Is this now how we interact and talk to each other? Is this the manner in which it has become acceptable to convey ourselves? Of course this was an isolated incident and who knows what led the woman to speak as she did; perhaps Mum’s talking, although inaudible to me, was deafening to her; perhaps she wanted to ensure her talking wasn’t going to disturb her evening further; perhaps she didn’t think about what she said or how she said it, or she was just irritated and having a bad day. I will never know, but this isolated incident made me aware of other people around me and how I talk to and interact with them.
…’Please’, ‘thank you’ and ‘excuse me’ seem to have abandoned the English language…
Since then I have noticed a distinct lack in general courtesy around me. I have been on the tube, trains, a transatlantic flight, ski lifts and countless streets, paths, cafes and restaurants, all with my feelers out. Time and time again I have been disappointed. What has led to a general destruction of the general manners we were all taught as children? ‘Please’, ‘thank you’ and ‘excuse me’ seem to have abandoned the English language. In my extensive research I found it wasn’t just the usual culprits – kids who are still learning the basic rules – but people of all ages who really should know better.

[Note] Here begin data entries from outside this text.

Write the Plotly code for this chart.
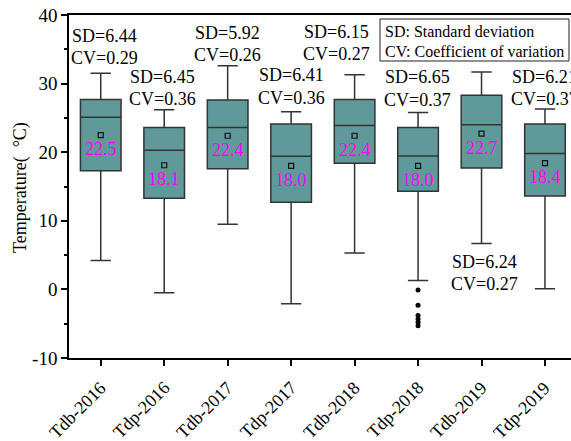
import plotly.graph_objects as go

# Box statistics per station/year (temperature, °C)
categories = ["Tdb-2016", "Tdp-2016", "Tdb-2017", "Tdp-2017",
              "Tdb-2018", "Tdp-2018", "Tdb-2019", "Tdp-2019"]
upper_whisker = [31.5, 26.2, 32.6, 25.9, 31.3, 25.8, 31.7, 26.3]
q3_values = [27.7, 23.6, 27.6, 24.1, 27.7, 23.6, 28.3, 24.1]
median_values = [25.1, 20.3, 23.6, 19.4, 23.9, 19.45, 24.0, 19.8]
q1_values = [17.3, 13.3, 17.6, 12.7, 18.4, 14.3, 17.7, 13.6]
lower_whisker = [4.2, -0.5, 9.5, -2.1, 5.3, 1.3, 6.7, 0.1]
mean_values = [22.5, 18.1, 22.4, 18.0, 22.4, 18.0, 22.7, 18.4]
sd_values = [6.44, 6.45, 5.92, 6.41, 6.15, 6.65, 6.24, 6.21]
cv_values = [0.29, 0.36, 0.26, 0.36, 0.27, 0.37, 0.27, 0.37]

# Outliers (only Tdp-2018 has points beyond the whiskers)
outlier_category = ["Tdp-2018"] * 6
outlier_values = [-0.1, -2.3, -3.8, -4.3, -4.8, -5.3]

y_tick_values = [-10, 0, 10, 20, 30, 40]
y_tick_labels = ["-10", "0", "10", "20", "30", "40"]

# Layout: placement of the SD / CV text for each box
sd_label_y = [36.9, 31.0, 37.4, 31.25, 37.5, 30.9, 3.98, 30.96]
cv_label_y = [33.7, 27.7, 34.2, 27.9, 34.3, 27.6, 0.83, 27.76]
label_xshift = [4, -2, 0, 0, -18, -1, 3, 0]

FONT = "Times New Roman, Liberation Serif, serif"
BOX_FILL = "#609999"
EDGE = "#333333"

fig = go.Figure()

fig.add_trace(go.Box(
    x=categories,
    q1=q1_values,
    median=median_values,
    q3=q3_values,
    lowerfence=lower_whisker,
    upperfence=upper_whisker,
    width=0.64,
    whiskerwidth=0.5,
    fillcolor=BOX_FILL,
    line=dict(color=EDGE, width=1.5),
    boxpoints=False,
    showlegend=False,
))

# Mean markers
fig.add_trace(go.Scatter(
    x=categories, y=mean_values, mode="markers",
    marker=dict(symbol="square-open", size=5, color="#111111",
                line=dict(width=1.2, color="#111111")),
    showlegend=False, hoverinfo="skip",
))

# Outlier points
fig.add_trace(go.Scatter(
    x=outlier_category, y=outlier_values, mode="markers",
    marker=dict(symbol="circle", size=5, color="black"),
    showlegend=False, hoverinfo="skip",
))

annotations = []
for cat, m in zip(categories, mean_values):
    annotations.append(dict(
        x=cat, y=m, xref="x", yref="y", text=f"{m:.1f}",
        showarrow=False, yanchor="top", yshift=-2,
        font=dict(family=FONT, size=18, color="#ff00ff"),
    ))
for cat, sd, cv, ys, yc, dx in zip(categories, sd_values, cv_values,
                                   sd_label_y, cv_label_y, label_xshift):
    annotations.append(dict(
        x=cat, y=ys, xref="x", yref="y", text=f"SD={sd:.2f}",
        showarrow=False, yanchor="middle", xshift=dx,
        font=dict(family=FONT, size=18, color="black"),
    ))
    annotations.append(dict(
        x=cat, y=yc, xref="x", yref="y", text=f"CV={cv:.2f}",
        showarrow=False, yanchor="middle", xshift=dx,
        font=dict(family=FONT, size=18, color="black"),
    ))

# Slanted category labels under the axis
for cat in categories:
    annotations.append(dict(
        x=cat, y=0, xref="x", yref="paper", text=cat,
        showarrow=False, textangle=-45,
        xanchor="right", yanchor="top", xshift=12, yshift=-17,
        font=dict(family=FONT, size=18, color="black"),
    ))

# Key box explaining the abbreviations
annotations.append(dict(
    x=0.6255, y=0.9525, xref="paper", yref="paper",
    text="SD: Standard deviation",
    showarrow=False, xanchor="left", yanchor="middle",
    font=dict(family=FONT, size=16, color="black"),
))
annotations.append(dict(
    x=0.6255, y=0.893, xref="paper", yref="paper",
    text="CV: Coefficient of variation",
    showarrow=False, xanchor="left", yanchor="middle",
    font=dict(family=FONT, size=16, color="black"),
))

# Y-axis title
annotations.append(dict(
    x=-0.0976, y=0.4956, xref="paper", yref="paper",
    text="Temperature(  °C)", textangle=-90,
    showarrow=False, xanchor="center", yanchor="middle",
    font=dict(family=FONT, size=18, color="black"),
))

fig.update_layout(
    width=571, height=441, autosize=False,
    margin=dict(l=69, r=0, t=15, b=83, pad=0),
    paper_bgcolor="white", plot_bgcolor="white",
    font=dict(family=FONT, size=18, color="black"),
    annotations=annotations,
    shapes=[dict(
        type="rect", xref="paper", yref="paper",
        x0=0.6195, x1=0.996, y0=0.8659, y1=0.9883,
        line=dict(color="#222222", width=1), fillcolor="rgba(0,0,0,0)",
    )],
    xaxis=dict(
        type="category", categoryorder="array", categoryarray=categories,
        range=[-0.5, 7.41],
        showline=True, linecolor="black", linewidth=1.5, mirror=True,
        ticks="outside", ticklen=6, tickwidth=1.5, tickcolor="black",
        showticklabels=False,
        showgrid=False, zeroline=False,
    ),
    yaxis=dict(
        range=[-10, 40],
        tickvals=y_tick_values, ticktext=y_tick_labels,
        showline=True, linecolor="black", linewidth=1.5, mirror=False,
        ticks="outside", ticklen=6, tickwidth=1.5, tickcolor="black",
        minor=dict(dtick=5, ticks="outside", ticklen=3, tickwidth=1.5,
                   tickcolor="black", showgrid=False),
        tickfont=dict(family=FONT, size=19, color="black"),
        showgrid=False, zeroline=False,
    ),
)

fig.write_html("out.html")
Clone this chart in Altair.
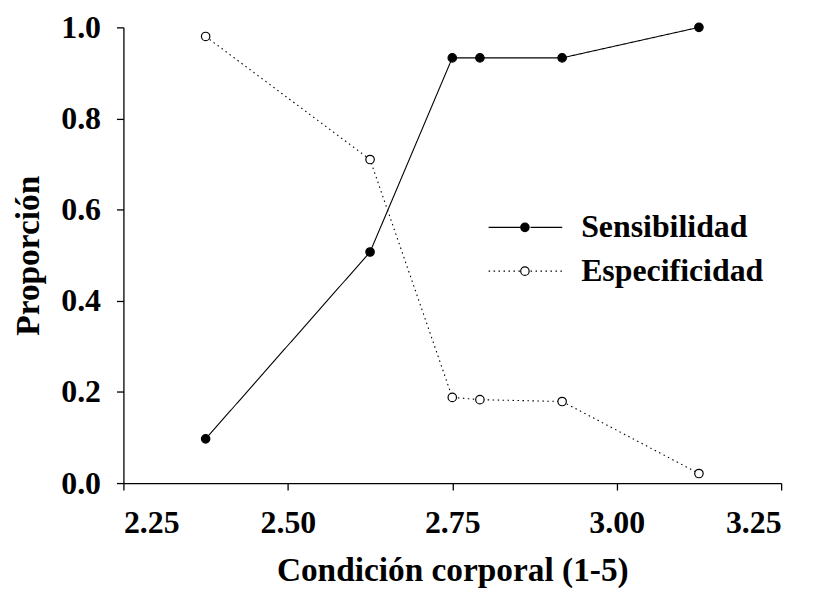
import altair as alt
import pandas as pd

# ---- data ----
x_vals = [2.375, 2.625, 2.75, 2.792, 2.917, 3.125]
sensibilidad = [0.097, 0.507, 0.933, 0.933, 0.933, 1.0]
especificidad = [0.98, 0.71, 0.188, 0.183, 0.179, 0.021]
series = ["Sensibilidad", "Especificidad"]
x_ticks = [2.25, 2.50, 2.75, 3.00, 3.25]
y_ticks = [0.0, 0.2, 0.4, 0.6, 0.8, 1.0]

rows = []
for s, vals in zip(series, [sensibilidad, especificidad]):
    for xv, yv in zip(x_vals, vals):
        rows.append({"cond": xv, "prop": yv, "serie": s, "serie_pt": s})
df = pd.DataFrame(rows)

FONT = "Liberation Serif"
FS = 32
TFS = 33.5

x_enc = alt.X(
    "cond:Q",
    scale=alt.Scale(domain=[2.25, 3.25], nice=False, zero=False),
    axis=alt.Axis(values=x_ticks, format=".2f", title="Condición corporal (1-5)",
                  labelPadding=18, titlePadding=16),
)
y_enc = alt.Y(
    "prop:Q",
    scale=alt.Scale(domain=[0, 1], nice=False),
    axis=alt.Axis(values=y_ticks, format=".1f", title="Proporción",
                  labelPadding=16, titlePadding=15),
)

common_legend = dict(
    title=None, orient="none", legendX=366, legendY=185, padding=0,
    labelFont=FONT, labelFontSize=FS, labelFontWeight="bold", labelColor="black",
    labelLimit=400, clipHeight=32, rowPadding=12,
)

line = alt.Chart().mark_line(color="black", strokeWidth=1.1).encode(
    x=x_enc,
    y=y_enc,
    strokeDash=alt.StrokeDash(
        "serie:N",
        scale=alt.Scale(domain=series, range=[[1, 0], [1.5, 3.5]]),
        legend=alt.Legend(
            symbolType="M-1,0L-0.14,0M0.14,0L1,0",
            symbolSize=5476, symbolStrokeWidth=1.1, symbolStrokeColor="black",
            symbolOffset=0, labelOffset=18, **common_legend,
        ),
    ),
)

points = alt.Chart().mark_point(
    filled=True, stroke="black", strokeWidth=1.2, size=72, opacity=1, shape="circle"
).encode(
    x=x_enc,
    y=y_enc,
    fill=alt.Fill(
        "serie_pt:N",
        sort=series,
        scale=alt.Scale(range=["black", "white"]),
        legend=alt.Legend(
            symbolType="circle", symbolSize=72, symbolStrokeColor="black",
            symbolStrokeWidth=1.2, symbolOpacity=1, symbolOffset=21.5,
            labelExpr="''", **common_legend,
        ),
    ),
)

chart = alt.layer(line, points, data=df).properties(
    width=661, height=458,
    autosize=alt.AutoSizeParams(type="none"),
    padding={"left": 116, "top": 18, "right": 28, "bottom": 104},
).configure_view(strokeWidth=0).configure_axis(
    labelFont=FONT, labelFontSize=FS, labelFontWeight="bold", labelColor="black",
    titleFont=FONT, titleFontSize=TFS, titleFontWeight="bold", titleColor="black",
    domainColor="black", domainWidth=1.3, tickColor="black", tickWidth=1.3,
    tickSize=7, grid=False,
)

chart.save("out.html", embed_options={"renderer": "svg", "actions": False})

At the theatre, it’s even worse; we are force to sit amongst people we don’t know and stay put for several hours. Often during that time we are distracted from the action on the stage by those around us. Is there anything more irritating then an especially poignant moment on stage being interrupted by a sweet wrapper two seats down? How many times is your vision blocked by someone walking over you, without saying ‘excuse me,’ to go to the toilet, only to repeat the offense five minutes later? What about people with really long legs, who insist on crossing them and essentially kneeing your crotch in the process? I could go on.
…’reality shows’ encourages the notion of cut-throat fame at any cost…
To an extent, the Americans got it right when they practically enforced a law that meant every ‘hello’ had to be immediately followed by ‘how are you?’ Whilst this is grating after a day full of meeting people, it’s something more than a mumble of thanks as you’re handed your coffee at Starbucks. Having said that, the recent proliferation of ‘reality shows’ encourages the notion of cut-throat fame at any cost, so where do manners and decency come into that? Rather, swear words, faux-violence and a general relaxation of manners seem to hold a more honoured place in today’s popular culture. Sounding like a real old boot, kids today seem to have higher priorities than learning basic courtesy, such as getting hold of the latest ipad or a sight of the singer de jour.
After a week of being sneezed on, bumped into, squashed and ignored, I’ve had about enough. Expecting common decency and manners shouldn’t be too much to ask of those we meet on a daily basis. It’s easy to forget, but it’s the little things that can make or break your day, like the woman at American Idiot. Who knows what a ‘please’ or ‘thank you’ can do to someone’s day. I don’t believe in karma, but I do think that actions have consequences that are more far-reaching than we know. So next time you bump into someone, have a night at the theatre or are handed a steaming hot coffee, take a second to think about what you’re going to say, because it might just matter and who knows, you could really make someone’s day.